§ **Collected material**
______

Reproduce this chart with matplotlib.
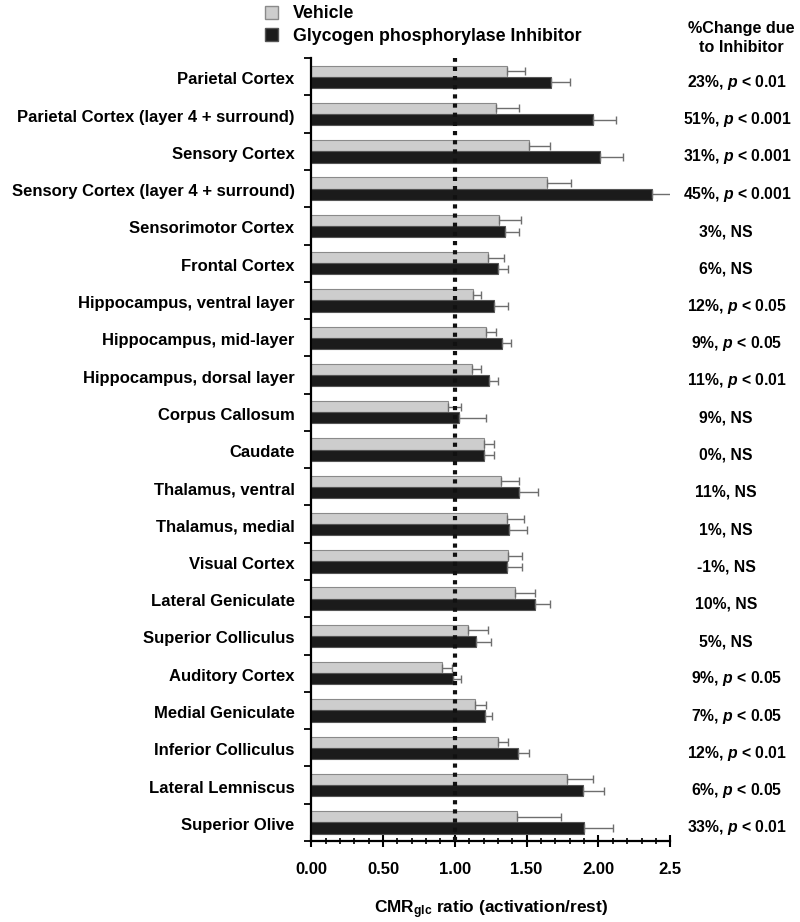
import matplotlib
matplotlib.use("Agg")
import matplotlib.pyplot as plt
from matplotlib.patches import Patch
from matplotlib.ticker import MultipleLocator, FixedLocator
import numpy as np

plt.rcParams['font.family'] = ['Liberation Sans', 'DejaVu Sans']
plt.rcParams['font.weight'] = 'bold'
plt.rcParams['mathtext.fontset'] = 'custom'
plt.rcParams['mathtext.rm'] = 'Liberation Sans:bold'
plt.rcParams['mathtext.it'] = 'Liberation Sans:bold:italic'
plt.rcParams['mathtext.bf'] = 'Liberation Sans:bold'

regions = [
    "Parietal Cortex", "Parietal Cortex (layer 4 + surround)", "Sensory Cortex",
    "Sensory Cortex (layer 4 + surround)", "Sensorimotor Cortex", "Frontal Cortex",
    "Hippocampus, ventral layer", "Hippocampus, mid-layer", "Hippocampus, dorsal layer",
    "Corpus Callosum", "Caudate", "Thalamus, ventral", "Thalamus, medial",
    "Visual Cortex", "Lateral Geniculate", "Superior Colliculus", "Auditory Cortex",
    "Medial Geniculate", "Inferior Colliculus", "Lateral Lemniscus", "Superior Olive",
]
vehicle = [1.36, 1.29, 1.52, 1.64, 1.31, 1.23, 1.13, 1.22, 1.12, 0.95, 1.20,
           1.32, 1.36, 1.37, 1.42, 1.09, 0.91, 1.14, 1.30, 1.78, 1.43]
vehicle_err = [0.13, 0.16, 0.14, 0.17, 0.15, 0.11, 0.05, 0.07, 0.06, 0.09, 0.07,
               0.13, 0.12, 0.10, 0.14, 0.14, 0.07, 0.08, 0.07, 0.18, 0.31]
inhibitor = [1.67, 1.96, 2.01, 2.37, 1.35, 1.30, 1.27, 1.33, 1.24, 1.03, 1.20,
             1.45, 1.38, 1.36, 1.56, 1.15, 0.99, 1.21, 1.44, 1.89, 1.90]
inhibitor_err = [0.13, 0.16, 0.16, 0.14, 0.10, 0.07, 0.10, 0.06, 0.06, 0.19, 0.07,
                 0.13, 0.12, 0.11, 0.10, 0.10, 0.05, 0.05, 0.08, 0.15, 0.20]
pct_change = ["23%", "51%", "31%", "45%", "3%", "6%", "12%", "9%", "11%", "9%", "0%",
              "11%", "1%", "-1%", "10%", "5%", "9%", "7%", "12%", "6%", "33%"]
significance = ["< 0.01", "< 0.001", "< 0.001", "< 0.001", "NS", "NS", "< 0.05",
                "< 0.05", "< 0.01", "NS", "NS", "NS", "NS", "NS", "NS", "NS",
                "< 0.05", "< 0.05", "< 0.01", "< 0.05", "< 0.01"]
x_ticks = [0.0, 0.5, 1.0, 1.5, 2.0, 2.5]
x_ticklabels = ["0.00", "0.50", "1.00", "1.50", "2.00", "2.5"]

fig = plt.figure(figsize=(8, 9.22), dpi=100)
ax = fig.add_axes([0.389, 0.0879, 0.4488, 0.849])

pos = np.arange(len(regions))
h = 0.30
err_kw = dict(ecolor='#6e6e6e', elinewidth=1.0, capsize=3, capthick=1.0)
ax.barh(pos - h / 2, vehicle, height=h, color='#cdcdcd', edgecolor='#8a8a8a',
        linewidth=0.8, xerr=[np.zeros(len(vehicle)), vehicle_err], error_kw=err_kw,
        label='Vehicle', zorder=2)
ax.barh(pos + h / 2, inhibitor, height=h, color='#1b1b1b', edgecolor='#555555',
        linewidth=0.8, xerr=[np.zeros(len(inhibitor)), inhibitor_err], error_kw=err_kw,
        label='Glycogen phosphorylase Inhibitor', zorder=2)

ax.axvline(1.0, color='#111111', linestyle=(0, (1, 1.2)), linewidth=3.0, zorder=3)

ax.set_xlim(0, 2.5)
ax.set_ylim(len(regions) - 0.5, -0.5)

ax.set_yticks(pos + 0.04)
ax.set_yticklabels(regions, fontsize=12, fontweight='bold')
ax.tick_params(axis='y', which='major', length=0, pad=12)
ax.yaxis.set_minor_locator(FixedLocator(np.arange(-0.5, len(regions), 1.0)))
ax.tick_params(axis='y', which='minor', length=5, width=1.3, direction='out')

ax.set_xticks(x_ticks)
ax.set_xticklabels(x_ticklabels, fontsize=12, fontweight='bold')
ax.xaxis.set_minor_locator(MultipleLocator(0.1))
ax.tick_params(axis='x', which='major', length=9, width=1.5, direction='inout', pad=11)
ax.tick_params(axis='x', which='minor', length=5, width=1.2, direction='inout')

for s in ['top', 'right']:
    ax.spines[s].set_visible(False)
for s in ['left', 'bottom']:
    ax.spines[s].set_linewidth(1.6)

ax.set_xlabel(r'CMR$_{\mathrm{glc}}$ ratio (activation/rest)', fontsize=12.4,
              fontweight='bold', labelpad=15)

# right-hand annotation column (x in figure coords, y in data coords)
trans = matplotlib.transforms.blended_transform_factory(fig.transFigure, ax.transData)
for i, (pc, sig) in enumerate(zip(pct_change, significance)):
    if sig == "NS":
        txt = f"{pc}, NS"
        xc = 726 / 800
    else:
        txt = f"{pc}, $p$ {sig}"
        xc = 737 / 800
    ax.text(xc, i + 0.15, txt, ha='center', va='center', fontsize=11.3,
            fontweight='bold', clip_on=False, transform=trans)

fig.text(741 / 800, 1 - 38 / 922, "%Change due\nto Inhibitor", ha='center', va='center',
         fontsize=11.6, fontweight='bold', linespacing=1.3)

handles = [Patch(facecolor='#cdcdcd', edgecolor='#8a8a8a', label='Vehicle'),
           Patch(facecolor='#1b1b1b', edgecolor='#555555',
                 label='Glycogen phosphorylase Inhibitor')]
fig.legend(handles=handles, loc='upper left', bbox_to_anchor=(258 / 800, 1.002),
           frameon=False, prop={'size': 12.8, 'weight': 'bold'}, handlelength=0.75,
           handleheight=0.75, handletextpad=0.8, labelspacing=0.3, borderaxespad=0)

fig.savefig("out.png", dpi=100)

______

§ **Exercise description**
Everything from the top line of the data down to and including the line with "import numpy as np" is to be copied, except the pictures.

§ **Written response**
Reproduce this chart with matplotlib.
import matplotlib
matplotlib.use("Agg")
import matplotlib.pyplot as plt
from matplotlib.patches import Patch
from matplotlib.ticker import MultipleLocator, FixedLocator
import numpy as np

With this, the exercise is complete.